── RECORDED INFORMATION

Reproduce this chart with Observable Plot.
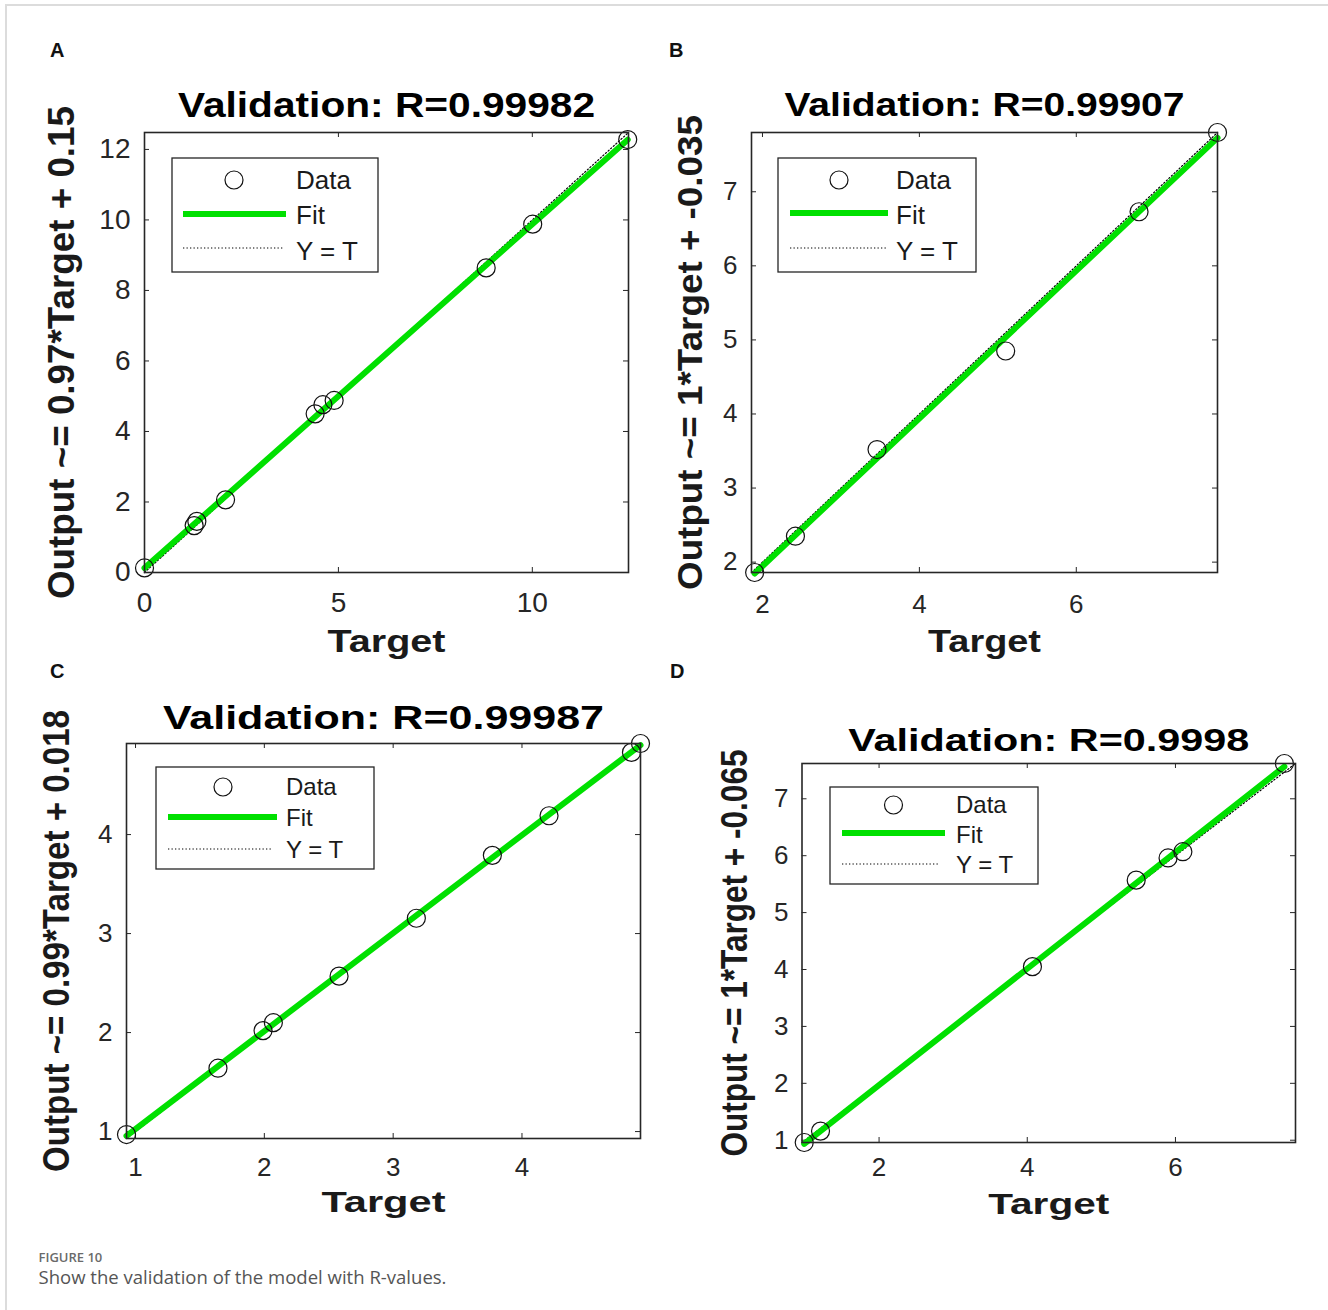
<!DOCTYPE html>
<html>
<head>
<meta charset="utf-8">
<script src="https://cdn.jsdelivr.net/npm/d3@7"></script>
<script src="https://cdn.jsdelivr.net/npm/@observablehq/plot@0.6"></script>
<style>
  html, body { margin: 0; padding: 0; background: #fff; }
  #page { position: relative; width: 1328px; height: 1310px; overflow: hidden; font-family: "Liberation Sans", Arial, sans-serif; }
  #border { position: absolute; left: 5px; top: 4px; width: 1400px; height: 1400px; border-top: 2px solid #dcdcdc; border-left: 2px solid #dcdcdc; }
  .panel { position: absolute; }
  .panel svg { overflow: visible; }
  #overlay { position: absolute; left: 0; top: 0; pointer-events: none; }
</style>
</head>
<body>
<div id="page"><div id="border"></div></div>
<script>
// ---------------- DATA ----------------
const panelLetters = ["A", "B", "C", "D"];
const legendLabels = ["Data", "Fit", "Y = T"];
const xLabel = "Target";

// Panel A
const titleA = "Validation: R=0.99982";
const yLabelA = "Output ~= 0.97*Target + 0.15";
const targetA = [0, 1.28, 1.35, 2.09, 4.40, 4.60, 4.89, 8.81, 10.01, 12.46];
const outputA = [0.13, 1.33, 1.45, 2.06, 4.50, 4.76, 4.88, 8.64, 9.88, 12.28];
const limA = [0, 12.48];
const xTicksA = [0, 5, 10];
const yTicksA = [0, 2, 4, 6, 8, 10, 12];

// Panel B
const titleB = "Validation: R=0.99907";
const yLabelB = "Output ~= 1*Target + -0.035";
const targetB = [1.90, 2.42, 3.46, 5.10, 6.80, 7.80];
const outputB = [1.86, 2.35, 3.52, 4.85, 6.73, 7.80];
const limB = [1.86, 7.8];
const xTicksB = [2, 4, 6];
const yTicksB = [2, 3, 4, 5, 6, 7];

// Panel C
const titleC = "Validation: R=0.99987";
const yLabelC = "Output ~= 0.99*Target + 0.018";
const targetC = [0.93, 1.64, 1.99, 2.07, 2.58, 3.18, 3.77, 4.21, 4.85, 4.92];
const outputC = [0.97, 1.64, 2.02, 2.10, 2.57, 3.155, 3.79, 4.19, 4.83, 4.92];
const limC = [0.93, 4.92];
const xTicksC = [1, 2, 3, 4];
const yTicksC = [1, 2, 3, 4];

// Panel D
const titleD = "Validation: R=0.9998";
const yLabelD = "Output ~= 1*Target + -0.065";
const targetD = [0.99, 1.21, 4.07, 5.47, 5.90, 6.10, 7.47];
const outputD = [0.96, 1.16, 4.05, 5.57, 5.96, 6.07, 7.62];
const limD = [0.96, 7.62];
const xTicksD = [2, 4, 6];
const yTicksD = [1, 2, 3, 4, 5, 6, 7];

const captionHead = "FIGURE 10";
const captionText = "Show the validation of the model with R-values.";

// ---------------- LAYOUT / STYLE ----------------
const GREEN = "#00e000";
const AXIS = "#262626";
const FONT = "'Liberation Sans', Arial, Helvetica, sans-serif";

const layout = {
  A: {left: 0, top: 60, width: 660, height: 600, ml: 144, mr: 32, mt: 72, mb: 88, xPad: 20, yPad: 14,
      titleDy: -27, xlabDy: 70, ylabDx: -82, titleSize: 35, titleLen: 417, ylabSize: 37, ylabLen: 493,
      xlabSize: 31, xlabLen: 118, tickFont: 28},
  B: {left: 660, top: 60, width: 668, height: 600, ml: 91, mr: 111, mt: 72, mb: 88, xPad: 22, yPad: 14,
      titleDy: -27, xlabDy: 70, ylabDx: -61, titleSize: 34, titleLen: 400, ylabSize: 35, ylabLen: 475,
      xlabSize: 31, xlabLen: 113, tickFont: 26},
  C: {left: 0, top: 660, width: 660, height: 580, ml: 126, mr: 20, mt: 83, mb: 102, xPad: 19, yPad: 14,
      titleDy: -25, xlabDy: 64, ylabDx: -69, titleSize: 33, titleLen: 441, ylabSize: 37, ylabLen: 462,
      xlabSize: 30, xlabLen: 124, tickFont: 26},
  D: {left: 660, top: 660, width: 668, height: 580, ml: 141.5, mr: 33, mt: 103, mb: 98, xPad: 15, yPad: 13.5,
      titleDy: -22, xlabDy: 62, ylabDx: -67, titleSize: 31, titleLen: 401, ylabSize: 37, ylabLen: 407,
      xlabSize: 30, xlabLen: 121, tickFont: 26}
};

// legend boxes (page coordinates)
const legendLayout = {
  A: {x: 172, y: 158, w: 206, h: 114, mx: 234, my: 180, l1: 183, l2: 286, gy: 214, dy: 248, dl2: 283, tx: 296, ty: [180, 215, 251], fs: 26},
  B: {x: 778, y: 158, w: 198, h: 114, mx: 839, my: 180, l1: 790, l2: 888, gy: 213, dy: 248, dl2: 886, tx: 896, ty: [180, 215, 251], fs: 26},
  C: {x: 156, y: 767, w: 218, h: 102, mx: 223, my: 787, l1: 168, l2: 277, gy: 817, dy: 849, dl2: 272, tx: 286, ty: [787, 818, 850], fs: 24},
  D: {x: 830, y: 787, w: 208, h: 97, mx: 893.5, my: 805, l1: 842, l2: 945, gy: 833, dy: 864, dl2: 940, tx: 956, ty: [805, 835, 865], fs: 24}
};

const letterPos = {A: [50, 57], B: [669, 57], C: [50, 678], D: [670, 678]};

const panels = {
  A: {title: titleA, yLabel: yLabelA, target: targetA, output: outputA, lim: limA, xTicks: xTicksA, yTicks: yTicksA},
  B: {title: titleB, yLabel: yLabelB, target: targetB, output: outputB, lim: limB, xTicks: xTicksB, yTicks: yTicksB},
  C: {title: titleC, yLabel: yLabelC, target: targetC, output: outputC, lim: limC, xTicks: xTicksC, yTicks: yTicksC},
  D: {title: titleD, yLabel: yLabelD, target: targetD, output: outputD, lim: limD, xTicks: xTicksD, yTicks: yTicksD}
};

function stretch(svg, content, len) {
  d3.select(svg).selectAll("text")
    .filter(function () { return this.textContent === content; })
    .attr("textLength", len)
    .attr("lengthAdjust", "spacingAndGlyphs");
}

const fmt = d => String(d);

function drawPanel(key) {
  const p = panels[key];
  const L = layout[key];
  const fw = L.width - L.ml - L.mr;
  const fh = L.height - L.mt - L.mb;
  const data = p.target.map((t, i) => ({t, o: p.output[i]}));
  const tick = 5;

  const svg = Plot.plot({
    width: L.width,
    height: L.height,
    marginLeft: L.ml,
    marginRight: L.mr,
    marginTop: L.mt,
    marginBottom: L.mb,
    style: {fontFamily: FONT, background: "transparent", overflow: "visible"},
    x: {domain: p.lim, label: null},
    y: {domain: p.lim, label: null},
    marks: [
      Plot.axisX(p.xTicks, {anchor: "bottom", tickSize: 0, tickPadding: L.xPad, fontSize: L.tickFont, color: AXIS, label: null, tickFormat: fmt}),
      Plot.axisY(p.yTicks, {anchor: "left", tickSize: 0, tickPadding: L.yPad, fontSize: L.tickFont, color: AXIS, label: null, tickFormat: fmt}),
      // inward ticks on all four sides (MATLAB box style)
      Plot.tickX(p.xTicks, {x: d => d, insetTop: fh - tick, stroke: AXIS, strokeWidth: 1}),
      Plot.tickX(p.xTicks, {x: d => d, insetBottom: fh - tick, stroke: AXIS, strokeWidth: 1}),
      Plot.tickY(p.yTicks, {y: d => d, insetRight: fw - tick, stroke: AXIS, strokeWidth: 1}),
      Plot.tickY(p.yTicks, {y: d => d, insetLeft: fw - tick, stroke: AXIS, strokeWidth: 1}),
      // Y = T reference
      Plot.line(p.lim, {x: d => d, y: d => d, stroke: "#000", strokeWidth: 1.2, strokeDasharray: "1.3,2.2"}),
      // Fit
      Plot.linearRegressionY(data, {x: "t", y: "o", stroke: GREEN, strokeWidth: 6, ci: 0}),
      // Data
      Plot.dot(data, {x: "t", y: "o", r: 9, stroke: "#111", strokeWidth: 1.2, fill: "none"}),
      Plot.frame({stroke: AXIS, strokeWidth: 1.6}),
      Plot.text([p.title], {text: d => d, frameAnchor: "top", dy: L.titleDy, fontSize: L.titleSize, fontWeight: "bold", fill: "#000", textAnchor: "middle", lineAnchor: "middle"}),
      Plot.text([xLabel], {text: d => d, frameAnchor: "bottom", dy: L.xlabDy, fontSize: L.xlabSize, fontWeight: "bold", fill: "#1a1a1a", textAnchor: "middle", lineAnchor: "middle"}),
      Plot.text([p.yLabel], {text: d => d, frameAnchor: "left", dx: L.ylabDx, rotate: -90, fontSize: L.ylabSize, fontWeight: "bold", fill: "#1a1a1a", textAnchor: "middle", lineAnchor: "middle"})
    ]
  });
  stretch(svg, p.title, L.titleLen);
  stretch(svg, xLabel, L.xlabLen);
  stretch(svg, p.yLabel, L.ylabLen);

  const div = document.createElement("div");
  div.className = "panel";
  div.style.left = L.left + "px";
  div.style.top = L.top + "px";
  div.appendChild(svg);
  document.getElementById("page").appendChild(div);
}

["A", "B", "C", "D"].forEach(drawPanel);

// ---------------- OVERLAY: legends, letters, caption ----------------
const overlay = d3.select("#page").append("svg")
  .attr("id", "overlay")
  .attr("width", 1328).attr("height", 1310)
  .style("font-family", FONT);

["A", "B", "C", "D"].forEach(key => {
  const g = legendLayout[key];
  const lg = overlay.append("g");
  lg.append("rect").attr("x", g.x).attr("y", g.y).attr("width", g.w).attr("height", g.h)
    .attr("fill", "#fff").attr("stroke", AXIS).attr("stroke-width", 1.3);
  lg.append("circle").attr("cx", g.mx).attr("cy", g.my).attr("r", 9)
    .attr("fill", "none").attr("stroke", "#111").attr("stroke-width", 1.2);
  lg.append("line").attr("x1", g.l1).attr("x2", g.l2).attr("y1", g.gy).attr("y2", g.gy)
    .attr("stroke", GREEN).attr("stroke-width", 6);
  lg.append("line").attr("x1", g.l1).attr("x2", g.dl2).attr("y1", g.dy).attr("y2", g.dy)
    .attr("stroke", "#000").attr("stroke-width", 1.1).attr("stroke-dasharray", "1.3,2.2");
  legendLabels.forEach((lab, i) => {
    lg.append("text").attr("x", g.tx).attr("y", g.ty[i]).attr("dy", "0.35em")
      .attr("font-size", g.fs).attr("fill", "#1a1a1a").text(lab);
  });
});

panelLetters.forEach(k => {
  overlay.append("text").attr("x", letterPos[k][0]).attr("y", letterPos[k][1])
    .attr("font-size", 20).attr("font-weight", "bold").attr("fill", "#111").text(k);
});

overlay.append("text").attr("x", 38.5).attr("y", 1261.5)
  .attr("font-family", "'Open Sans', 'Noto Sans', sans-serif").attr("font-weight", 600)
  .attr("font-size", 13).attr("fill", "#6a6a6a").text(captionHead);
overlay.append("text").attr("x", 38.5).attr("y", 1284)
  .attr("font-family", "'Open Sans', 'Noto Sans', sans-serif")
  .attr("font-size", 17.5).attr("fill", "#555")
  .attr("textLength", 408).attr("lengthAdjust", "spacingAndGlyphs")
  .text(captionText);
</script>
</body>
</html>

────

Please restate the material above line by line, exactly, beginning at its first line and ending with the line that contains "const yTicksA = [0, 2, 4, 6, 8, 10, 12];", without any pictures.

- [RESPONSE]
Reproduce this chart with Observable Plot.
<!DOCTYPE html>
<html>
<head>
<meta charset="utf-8">
<script src="https://cdn.jsdelivr.net/npm/d3@7"></script>
<script src="https://cdn.jsdelivr.net/npm/@observablehq/plot@0.6"></script>
<style>
  html, body { margin: 0; padding: 0; background: #fff; }
  #page { position: relative; width: 1328px; height: 1310px; overflow: hidden; font-family: "Liberation Sans", Arial, sans-serif; }
  #border { position: absolute; left: 5px; top: 4px; width: 1400px; height: 1400px; border-top: 2px solid #dcdcdc; border-left: 2px solid #dcdcdc; }
  .panel { position: absolute; }
  .panel svg { overflow: visible; }
  #overlay { position: absolute; left: 0; top: 0; pointer-events: none; }
</style>
</head>
<body>
<div id="page"><div id="border"></div></div>
<script>
// ---------------- DATA ----------------
const panelLetters = ["A", "B", "C", "D"];
const legendLabels = ["Data", "Fit", "Y = T"];
const xLabel = "Target";

// Panel A
const titleA = "Validation: R=0.99982";
const yLabelA = "Output ~= 0.97*Target + 0.15";
const targetA = [0, 1.28, 1.35, 2.09, 4.40, 4.60, 4.89, 8.81, 10.01, 12.46];
const outputA = [0.13, 1.33, 1.45, 2.06, 4.50, 4.76, 4.88, 8.64, 9.88, 12.28];
const limA = [0, 12.48];
const xTicksA = [0, 5, 10];
const yTicksA = [0, 2, 4, 6, 8, 10, 12];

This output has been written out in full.